Franklin Pratt lives in a special house of his own design. It is a living thing that senses and responds to its owner’s needs by growing rooms as needed and reflecting the owner’s emotional state with bioluminescent blossoms. Once it’s mass-produced, Franklin’s invention can provide housing for millions and help heal the environment.
But since his stroke, Franklin is unable to share his creation with the world. He feels he’s a prisoner in his own home and distrusts Carrie Masada, the woman who supervises his team of caretakers. Franklin fears she only wants to steal the secret of his house.
And he’s right. Carrie wants Franklin’s secret. But why?

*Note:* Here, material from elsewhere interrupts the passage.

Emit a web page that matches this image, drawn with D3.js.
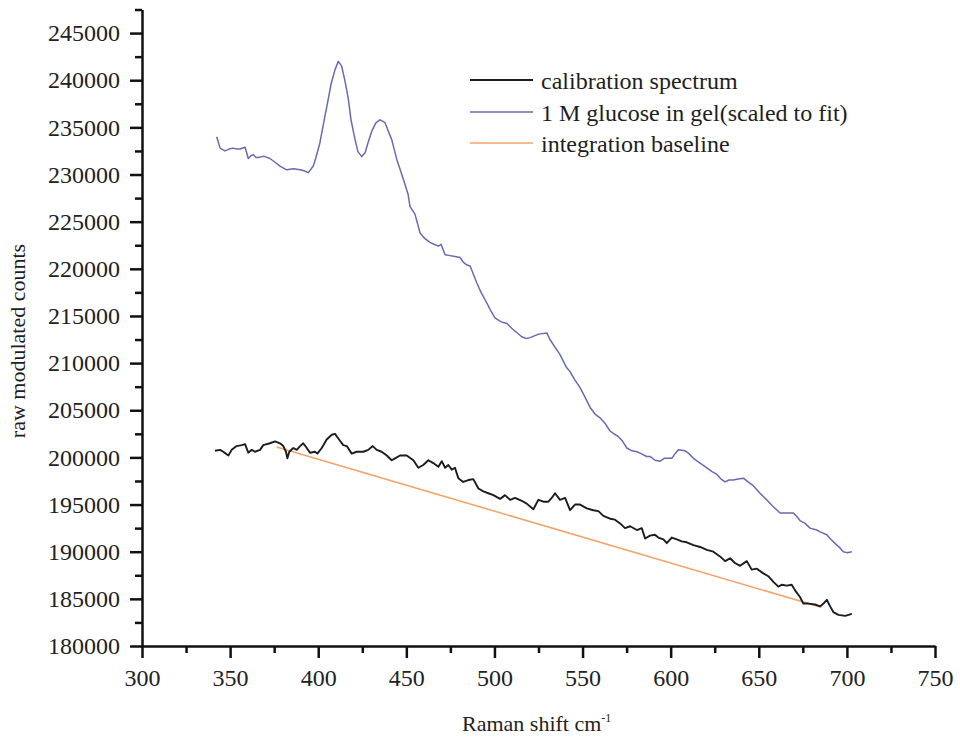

My love and concern for nature has inspired a number of my posts and published stories, so while honored by this acceptance, I am especially pleased my story promotes a cause I believe in deeply. The title comes from one of Ezra Pound’s early poems, “The Tree“:
I stood still and was a tree amid the wood,
Knowing the truth of things unseen before;
Of Daphne and the laurel bough
And that god-feasting couple old
That grew elm-oak amid the wold.
‘Twas not until the gods had been
Kindly entreated, and been brought within
Unto the hearth of their heart’s home
That they might do this wonder thing;
Nathless I have been a tree amid the wood
And many a new thing understood
That was rank folly to my head before.
As in Pound’s lovely poem, my story explores how love of the natural world is the essential foundation for understanding, connecting, and caring — in other words, for becoming fully human.